**Request**
Reproduce the listing below without changes, except that pictures are left out.

**Stored data**
- - -
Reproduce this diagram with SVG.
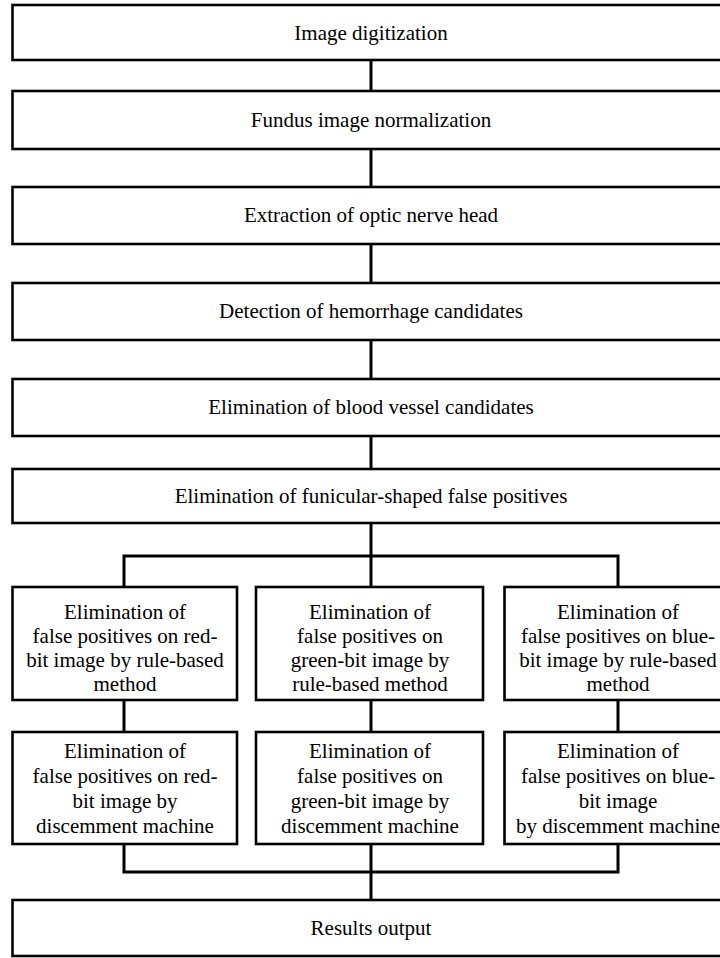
<svg xmlns="http://www.w3.org/2000/svg" width="720" height="958" viewBox="0 0 720 958">
<style>
.box{fill:#fff;stroke:#000;stroke-width:2.6}
.ln{fill:none;stroke:#000;stroke-width:3}
</style>
<rect width="720" height="958" fill="#fff"/>
<g id="connectors">
<path class="ln" d="M371 60V91M371 149V187M371 244V283M371 340V379M371 436V469M371 523V556M124 587V556H618V587M371 556V587"/>
<path class="ln" d="M124 700V732M371 700V732M618 700V732"/>
<path class="ln" d="M124 844V872H618V844M371 844V900"/>
</g>
<g font-family="Liberation Serif, Times New Roman, serif" font-size="21" text-anchor="middle" fill="#000">
<g id="n1"><rect class="box" x="12.5" y="5" width="740" height="55"/><text x="371" y="40">Image digitization</text></g>
<g id="n2"><rect class="box" x="12.5" y="91" width="740" height="58"/><text x="371" y="127">Fundus image normalization</text></g>
<g id="n3"><rect class="box" x="12.5" y="187" width="740" height="57"/><text x="371" y="222">Extraction of optic nerve head</text></g>
<g id="n4"><rect class="box" x="12.5" y="283" width="740" height="57"/><text x="371" y="318">Detection of hemorrhage candidates</text></g>
<g id="n5"><rect class="box" x="12.5" y="379" width="740" height="57"/><text x="371" y="414">Elimination of blood vessel candidates</text></g>
<g id="n6"><rect class="box" x="12.5" y="469" width="740" height="54"/><text x="371" y="503">Elimination of funicular-shaped false positives</text></g>
<g id="r1"><rect class="box" x="12.5" y="587" width="224.5" height="113"/>
<text x="125" y="619">Elimination of</text><text x="125" y="643">false positives on red-</text><text x="125" y="667">bit image by rule-based</text><text x="125" y="691">method</text></g>
<g id="g1"><rect class="box" x="256" y="587" width="227" height="113"/>
<text x="370" y="619">Elimination of</text><text x="370" y="643">false positives on</text><text x="370" y="667">green-bit image by</text><text x="370" y="691">rule-based method</text></g>
<g id="b1"><rect class="box" x="504.5" y="587" width="240" height="113"/>
<text x="618" y="619">Elimination of</text><text x="618" y="643">false positives on blue-</text><text x="618" y="667">bit image by rule-based</text><text x="618" y="691">method</text></g>
<g id="r2"><rect class="box" x="12.5" y="732" width="224.5" height="112"/>
<text x="125" y="758">Elimination of</text><text x="125" y="783">false positives on red-</text><text x="125" y="808">bit image by</text><text x="125" y="833">discemment machine</text></g>
<g id="g2"><rect class="box" x="256" y="732" width="227" height="112"/>
<text x="370" y="758">Elimination of</text><text x="370" y="783">false positives on</text><text x="370" y="808">green-bit image by</text><text x="370" y="833">discemment machine</text></g>
<g id="b2"><rect class="box" x="504.5" y="732" width="240" height="112"/>
<text x="618" y="758">Elimination of</text><text x="618" y="783">false positives on blue-</text><text x="618" y="808">bit image</text><text x="618" y="833">by discemment machine</text></g>
<g id="out"><rect class="box" x="12.5" y="900" width="740" height="56"/><text x="371" y="935">Results output</text></g>
</g>
</svg>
- - -
**Answer below**
Reproduce this diagram with SVG.
<svg xmlns="http://www.w3.org/2000/svg" width="720" height="958" viewBox="0 0 720 958">
<style>
.box{fill:#fff;stroke:#000;stroke-width:2.6}
.ln{fill:none;stroke:#000;stroke-width:3}
</style>
<rect width="720" height="958" fill="#fff"/>
<g id="connectors">
<path class="ln" d="M371 60V91M371 149V187M371 244V283M371 340V379M371 436V469M371 523V556M124 587V556H618V587M371 556V587"/>
<path class="ln" d="M124 700V732M371 700V732M618 700V732"/>
<path class="ln" d="M124 844V872H618V844M371 844V900"/>
</g>
<g font-family="Liberation Serif, Times New Roman, serif" font-size="21" text-anchor="middle" fill="#000">
<g id="n1"><rect class="box" x="12.5" y="5" width="740" height="55"/><text x="371" y="40">Image digitization</text></g>
<g id="n2"><rect class="box" x="12.5" y="91" width="740" height="58"/><text x="371" y="127">Fundus image normalization</text></g>
<g id="n3"><rect class="box" x="12.5" y="187" width="740" height="57"/><text x="371" y="222">Extraction of optic nerve head</text></g>
<g id="n4"><rect class="box" x="12.5" y="283" width="740" height="57"/><text x="371" y="318">Detection of hemorrhage candidates</text></g>
<g id="n5"><rect class="box" x="12.5" y="379" width="740" height="57"/><text x="371" y="414">Elimination of blood vessel candidates</text></g>
<g id="n6"><rect class="box" x="12.5" y="469" width="740" height="54"/><text x="371" y="503">Elimination of funicular-shaped false positives</text></g>
<g id="r1"><rect class="box" x="12.5" y="587" width="224.5" height="113"/>
<text x="125" y="619">Elimination of</text><text x="125" y="643">false positives on red-</text><text x="125" y="667">bit image by rule-based</text><text x="125" y="691">method</text></g>
<g id="g1"><rect class="box" x="256" y="587" width="227" height="113"/>
<text x="370" y="619">Elimination of</text><text x="370" y="643">false positives on</text><text x="370" y="667">green-bit image by</text><text x="370" y="691">rule-based method</text></g>
<g id="b1"><rect class="box" x="504.5" y="587" width="240" height="113"/>
<text x="618" y="619">Elimination of</text><text x="618" y="643">false positives on blue-</text><text x="618" y="667">bit image by rule-based</text><text x="618" y="691">method</text></g>
<g id="r2"><rect class="box" x="12.5" y="732" width="224.5" height="112"/>
<text x="125" y="758">Elimination of</text><text x="125" y="783">false positives on red-</text><text x="125" y="808">bit image by</text><text x="125" y="833">discemment machine</text></g>
<g id="g2"><rect class="box" x="256" y="732" width="227" height="112"/>
<text x="370" y="758">Elimination of</text><text x="370" y="783">false positives on</text><text x="370" y="808">green-bit image by</text><text x="370" y="833">discemment machine</text></g>
<g id="b2"><rect class="box" x="504.5" y="732" width="240" height="112"/>
<text x="618" y="758">Elimination of</text><text x="618" y="783">false positives on blue-</text><text x="618" y="808">bit image</text><text x="618" y="833">by discemment machine</text></g>
<g id="out"><rect class="box" x="12.5" y="900" width="740" height="56"/><text x="371" y="935">Results output</text></g>
</g>
</svg>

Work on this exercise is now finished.